··· Provided records

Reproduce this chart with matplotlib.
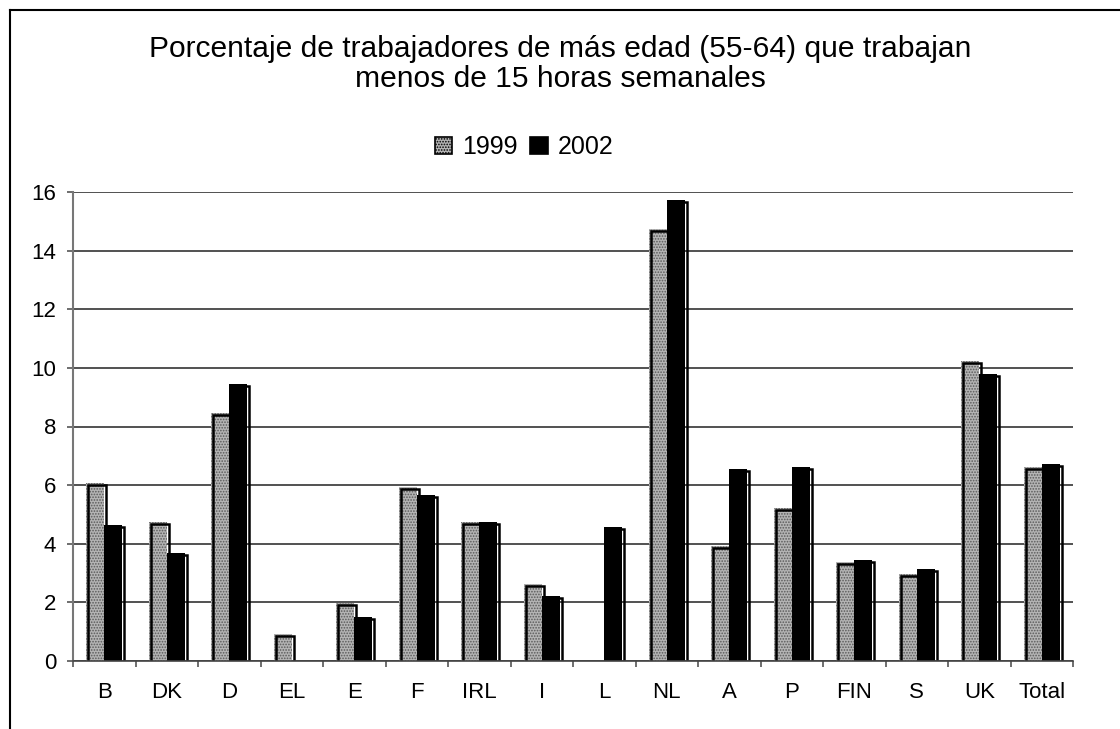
import matplotlib
matplotlib.use("Agg")
import matplotlib.pyplot as plt
from matplotlib.patches import Rectangle, Patch
from matplotlib.lines import Line2D
from matplotlib.transforms import ScaledTranslation
import numpy as np

plt.rcParams['font.family'] = ['Liberation Sans', 'DejaVu Sans']
plt.rcParams['hatch.linewidth'] = 0.8

categories = ["B", "DK", "D", "EL", "E", "F", "IRL", "I", "L", "NL", "A", "P", "FIN", "S", "UK", "Total"]
v1999 = [6.07, 4.74, 8.46, 0.92, 1.98, 5.92, 4.74, 2.62, 0.0, 14.75, 3.92, 5.22, 3.38, 2.97, 10.24, 6.62]
v2002 = [4.64, 3.68, 9.45, 0.0, 1.50, 5.66, 4.74, 2.22, 4.57, 15.73, 6.55, 6.62, 3.45, 3.14, 9.79, 6.72]
yticks = [0, 2, 4, 6, 8, 10, 12, 14, 16]
title = "Porcentaje de trabajadores de más edad (55-64) que trabajan\nmenos de 15 horas semanales"
series_names = ["1999", "2002"]

W, H = 1120, 729
fig = plt.figure(figsize=(W / 100, H / 100), dpi=100)
ax = fig.add_axes([73 / W, 1 - 661 / H, (1073 - 73) / W, (661 - 192) / H])

x = np.arange(len(categories))
w = 0.29
fill1 = dict(facecolor="#b4b4b4", hatch="......", edgecolor="#5a5a5a", linewidth=0)
fill2 = dict(facecolor="black", edgecolor="black", linewidth=0)

shift = ax.transData + ScaledTranslation(2 / 100, -2 / 100, fig.dpi_scale_trans)

for xi, v in zip(x, v1999):
    if v > 0:
        ax.bar(xi - w / 2, v, w, zorder=3, **fill1)
        ax.add_patch(Rectangle((xi - w, 0), w, v, fill=False, edgecolor="black",
                               linewidth=1.8, transform=shift, zorder=4, clip_on=True))
for xi, v in zip(x, v2002):
    if v > 0:
        ax.bar(xi + w / 2, v, w, zorder=3, **fill2)
        ax.add_patch(Rectangle((xi, 0), w, v, fill=False, edgecolor="black",
                               linewidth=1.8, transform=shift, zorder=4, clip_on=True))

ax.set_xlim(-0.5, len(categories) - 0.5)
ax.set_ylim(0, 16)
ax.set_yticks(yticks)
ax.set_yticklabels([str(t) for t in yticks])
ax.set_xticks(x)
ax.set_xticklabels(categories)
ax.set_xticks(np.arange(len(categories) + 1) - 0.5, minor=True)
ax.tick_params(axis="x", which="major", length=0, pad=15, labelsize=16)
ax.tick_params(axis="x", which="minor", length=4, width=1.2, color="#555555", direction="out")
ax.tick_params(axis="y", length=4, width=1.2, color="#555555", direction="out", pad=8, labelsize=16)

ax.yaxis.grid(True, color="#333333", linewidth=1.2, zorder=1)
ax.set_axisbelow(True)
for s in ["top", "right"]:
    ax.spines[s].set_visible(False)
ax.spines["left"].set_color("#777777")
ax.spines["left"].set_linewidth(1.5)
ax.spines["bottom"].set_color("#444444")
ax.spines["bottom"].set_linewidth(1.2)
ax.spines["bottom"].set_zorder(5)

fig.text(0.5, 1 - 64 / H, title, ha="center", va="center", fontsize=21.6, linespacing=1.13)

handles = [Patch(facecolor="#b4b4b4", hatch="......", edgecolor="black", linewidth=1.2),
           Patch(facecolor="black", edgecolor="black", linewidth=1.2)]
fig.legend(handles, series_names, loc="center", bbox_to_anchor=(524 / W, 1 - 147 / H), ncol=2,
           frameon=False, fontsize=18, handlelength=0.7, handleheight=0.7,
           handletextpad=0.4, columnspacing=0.5)

fig.add_artist(Line2D([10 / W, 1], [1 - 10 / H, 1 - 10 / H], color="black", linewidth=1.5))
fig.add_artist(Line2D([10 / W, 10 / W], [0, 1 - 10 / H], color="black", linewidth=1.5))

fig.savefig("out.png", dpi=100)
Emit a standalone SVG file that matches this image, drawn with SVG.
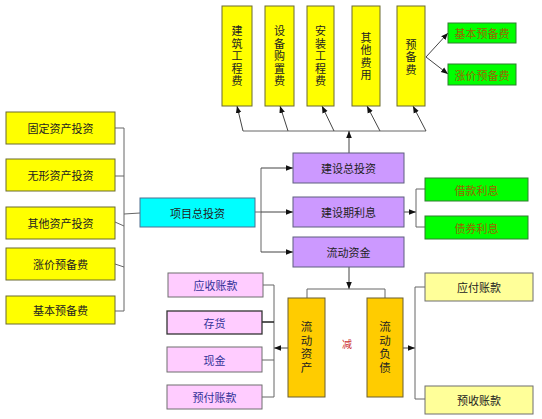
<svg xmlns="http://www.w3.org/2000/svg" width="542" height="419" viewBox="0 0 542 419">
<style>
text{font-family:"Noto Sans CJK SC","Noto Sans",sans-serif;font-size:11px;text-anchor:middle;dominant-baseline:central;fill:#222}
.v{writing-mode:tb;glyph-orientation-vertical:0;letter-spacing:1.5px}
.v2{writing-mode:tb;glyph-orientation-vertical:0;letter-spacing:2px;font-size:11.5px}
.y{fill:#FFFF00;stroke:#6b6b30;stroke-width:1}
.g{fill:#00FF00;stroke:#2f7f2f;stroke-width:1}
.gt{fill:#996600}
.p{fill:#CC99FF;stroke:#5f5f7f;stroke-width:1}
.c{fill:#00FFFF;stroke:#4f6f8f;stroke-width:1}
.k{fill:#FFCCFF;stroke:#6f6f6f;stroke-width:1}
.kt{fill:#333399}
.o{fill:#FFCC00;stroke:#6b5f30;stroke-width:1}
.ly{fill:#FFFF99;stroke:#6f6f6f;stroke-width:1}
.ln{fill:none;stroke:#666;stroke-width:1}
.ar{fill:none;stroke:#444;stroke-width:1;marker-end:url(#ah)}
</style>
<defs>
<marker id="ah" viewBox="0 0 10 10" refX="10" refY="5" markerWidth="7" markerHeight="7" orient="auto" markerUnits="userSpaceOnUse">
<path d="M0,1 L10,5 L0,9 z" fill="#111"/>
</marker>
</defs>
<rect width="542" height="419" fill="#fff"/>
<g id="connectors">
<polyline class="ln" points="243,131 426,131"/>
<line class="ar" x1="243" y1="131" x2="237" y2="106"/>
<line class="ar" x1="288" y1="131" x2="280" y2="106"/>
<line class="ar" x1="334" y1="131" x2="322" y2="106"/>
<line class="ar" x1="380" y1="131" x2="367" y2="106"/>
<line class="ar" x1="426" y1="131" x2="413" y2="106"/>
<line class="ar" x1="349" y1="153" x2="349" y2="131"/>
<line class="ar" x1="426" y1="57" x2="448" y2="33"/>
<line class="ar" x1="426" y1="57" x2="448" y2="74"/>
<polyline class="ln" points="115,128 124,128 124,311 115,311"/>
<line class="ln" x1="115" y1="176" x2="124" y2="176"/>
<line class="ln" x1="115" y1="222" x2="124" y2="226"/>
<line class="ln" x1="115" y1="264" x2="124" y2="267"/>
<line class="ln" x1="124" y1="214" x2="140" y2="213"/>
<line class="ln" x1="255" y1="212" x2="261" y2="212"/>
<polyline class="ln" points="261,168 261,252"/>
<line class="ar" x1="261" y1="168" x2="293" y2="168"/>
<line class="ar" x1="261" y1="212" x2="293" y2="212"/>
<line class="ar" x1="261" y1="252" x2="293" y2="252"/>
<line class="ar" x1="404" y1="212" x2="416" y2="212"/>
<polyline class="ln" points="425,189 416,189 416,227 425,227"/>
<line class="ar" x1="349" y1="267" x2="349" y2="289"/>
<polyline class="ln" points="307,298 307,289 385,289 385,298"/>
<line class="ar" x1="288" y1="348" x2="274" y2="348"/>
<polyline class="ln" points="263,285 274,285 274,397 262,397"/>
<line class="ln" x1="262" y1="322" x2="274" y2="322" style="stroke:#222;stroke-width:1.5"/>
<line class="ln" x1="262" y1="360" x2="274" y2="360"/>
<line class="ar" x1="403" y1="348" x2="415" y2="348"/>
<polyline class="ln" points="425,287 415,287 415,399 425,399"/>
</g>
<g id="n_jzgcf"><rect class="y" x="222" y="6" width="30" height="100"/><text class="v" x="237" y="57">建筑工程费</text></g>
<g id="n_sbgzf"><rect class="y" x="265" y="6" width="29" height="100"/><text class="v" x="279.5" y="57">设备购置费</text></g>
<g id="n_azgcf"><rect class="y" x="307" y="6" width="27" height="100"/><text class="v" x="320.5" y="57">安装工程费</text></g>
<g id="n_qtfy"><rect class="y" x="352" y="6" width="28" height="100"/><text class="v" x="366" y="57">其他费用</text></g>
<g id="n_ybf"><rect class="y" x="397" y="6" width="28" height="100"/><text class="v" x="411" y="58">预备费</text></g>
<g id="n_jbybf_top"><rect class="g" x="448" y="23" width="68" height="20"/><text class="gt" x="482" y="33">基本预备费</text></g>
<g id="n_zjybf_top"><rect class="g" x="448" y="64" width="68" height="21"/><text class="gt" x="482" y="74.5">涨价预备费</text></g>
<g id="n_gdzc"><rect class="y" x="6" y="112" width="109" height="32"/><text x="60.5" y="128">固定资产投资</text></g>
<g id="n_wxzc"><rect class="y" x="6" y="159" width="109" height="32"/><text x="60.5" y="175">无形资产投资</text></g>
<g id="n_qtzc"><rect class="y" x="6" y="207" width="109" height="32"/><text x="60.5" y="223">其他资产投资</text></g>
<g id="n_zjybf"><rect class="y" x="6" y="248" width="109" height="32"/><text x="60.5" y="264">涨价预备费</text></g>
<g id="n_jbybf"><rect class="y" x="6" y="296" width="109" height="28"/><text x="60.5" y="310">基本预备费</text></g>
<g id="n_xmztz"><rect class="c" x="140" y="198" width="115" height="29"/><text x="197.5" y="212.5">项目总投资</text></g>
<g id="n_jsztz"><rect class="p" x="293" y="153" width="111" height="30"/><text x="348.5" y="168">建设总投资</text></g>
<g id="n_jsqlx"><rect class="p" x="293" y="197" width="111" height="30"/><text x="348.5" y="212">建设期利息</text></g>
<g id="n_ldzj"><rect class="p" x="293" y="237" width="111" height="30"/><text x="348.5" y="252">流动资金</text></g>
<g id="n_jklx"><rect class="g" x="425" y="178" width="103" height="23"/><text class="gt" x="476.5" y="189.5">借款利息</text></g>
<g id="n_zqlx"><rect class="g" x="425" y="216" width="103" height="23"/><text class="gt" x="476.5" y="227.5">债券利息</text></g>
<g id="n_yszk"><rect class="k" x="168" y="273" width="95" height="24"/><text class="kt" x="215.5" y="285">应收账款</text></g>
<g id="n_ch"><rect class="k" x="167" y="311" width="95" height="23" style="stroke:#333;stroke-width:1.3"/><text class="kt" x="214.5" y="322.5">存货</text></g>
<g id="n_xj"><rect class="k" x="167" y="347" width="95" height="25"/><text class="kt" x="214.5" y="359.5">现金</text></g>
<g id="n_yfzk"><rect class="k" x="167" y="385" width="95" height="24"/><text class="kt" x="214.5" y="397">预付账款</text></g>
<g id="n_ldzc"><rect class="o" x="288" y="298" width="37" height="99"/><text class="v2" x="306.5" y="348">流动资产</text></g>
<g id="n_ldfz"><rect class="o" x="367" y="298" width="36" height="99"/><text class="v2" x="385" y="348">流动负债</text></g>
<text x="347" y="343" style="fill:#CC3333;font-size:10px">减</text>
<g id="n_yfzk2"><rect class="ly" x="425" y="273" width="108" height="28"/><text x="479" y="287">应付账款</text></g>
<g id="n_yszk2"><rect class="ly" x="425" y="386" width="108" height="28"/><text x="479" y="400">预收账款</text></g>
</svg>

······

Work to be completed ▸ Please quote exactly the run of lines that starts the entries and ends at the line containing "plt.rcParams['hatch.linewidth'] = 0.8", leaving out every picture.

Final result ▸
Reproduce this chart with matplotlib.
import matplotlib
matplotlib.use("Agg")
import matplotlib.pyplot as plt
from matplotlib.patches import Rectangle, Patch
from matplotlib.lines import Line2D
from matplotlib.transforms import ScaledTranslation
import numpy as np

plt.rcParams['font.family'] = ['Liberation Sans', 'DejaVu Sans']
plt.rcParams['hatch.linewidth'] = 0.8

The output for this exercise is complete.